Axelrod: Republicans Will 'Blink' On Tax Cuts As Expiration Approaches
White House senior adviser David Axelrod predicted on Monday that Congressional Republicans will ultimately "blink" in the tax cut debate as the deadline approaches for all rates to rise to Clinton-era levels.
Speaking shortly after an appearance at a Google/Politico conference on the midterm elections, Axelrod said, as he has for weeks, that he is confident President Obama's tax cut package, which would raise rates only for the wealthiest two percent, will be enacted into law.
But the senior strategist acknowledged that it would likely take a bit of 11th hour drama for it to happen. Axelrod said he agrees with the assessment offered by Senator Dick Durbin (D-Ill.) on Sunday that it would take the specter of the Bush tax cuts expiring across the board (as they will do on December 31, 2010) to nudge a few moderate Republicans to buckle.
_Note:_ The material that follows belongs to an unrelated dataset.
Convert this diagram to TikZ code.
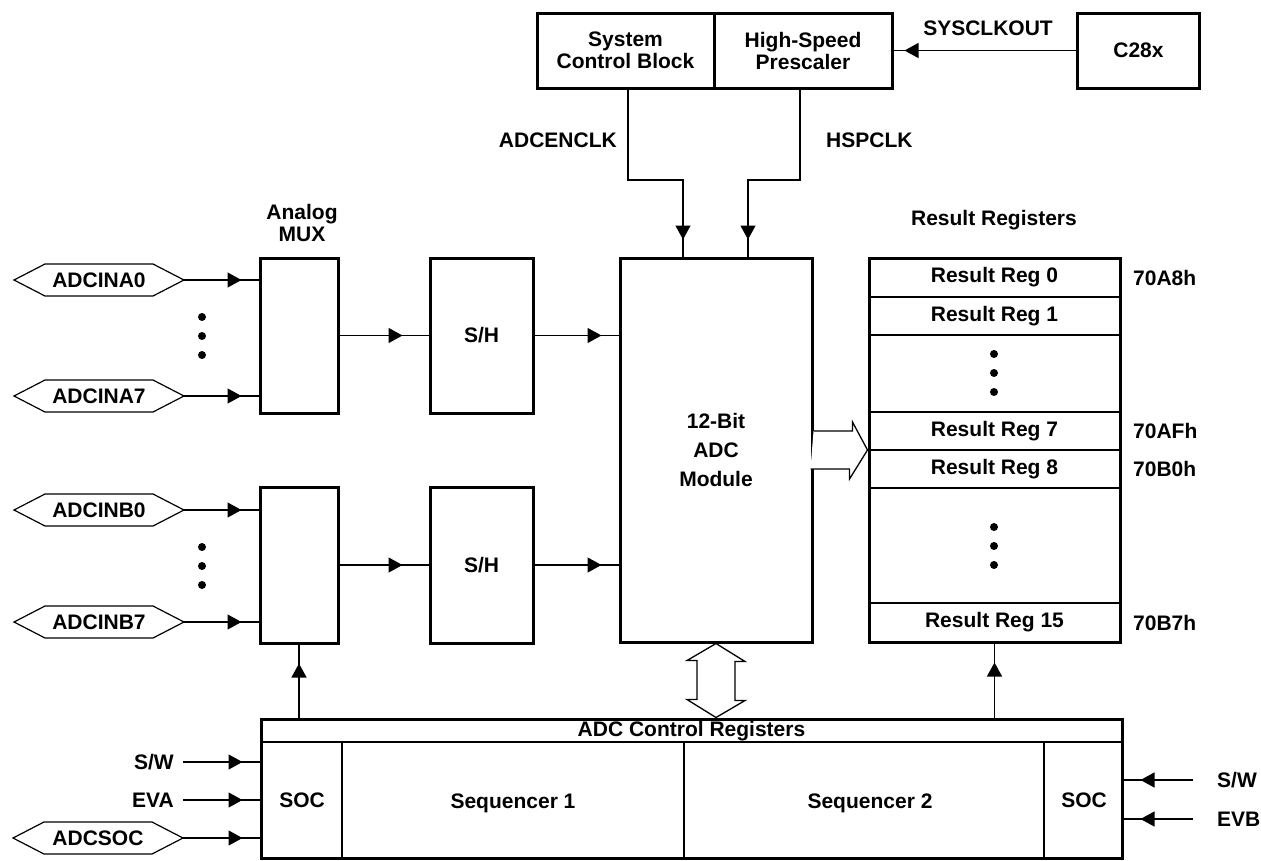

"Yeah. I think they will blink when their constituents tell them enough is enough, let's move on a tax cut for 98 percent of the American people, in fact 100 percent, everyone will get it up to $250,000 dollars," Axelrod told the Huffington Post. "They just want to give a special premium to millionaires and billionaires and we can't afford the $700 billion to do that."
Acknowledging that a vote isn't coming before Election Day, Axelrod's outlook for the tax cut debate suggests that both he and congressional Democrats are prepping for high-stakes, high drama political brinksmanship during the lame duck session. To date, the White House has refused to budge from its position that extending the rates for the rich would be wasteful and bust the federal budget. Not a single Republican lawmaker, meanwhile, has stated his or her willingness to vote for the president's package -- setting up a situation in which both sides end up working a small number of moderate Republicans in hopes that they either change or stay the course respectively.
"I think they are going to continue to hold these tax cuts hostage at least until the election," said Axelrod. "I hope that is not the case. The middle class shouldn't be living with this uncertainty but they seem intent on borrowing another 700 billion dollars for the tax cuts for the wealthy."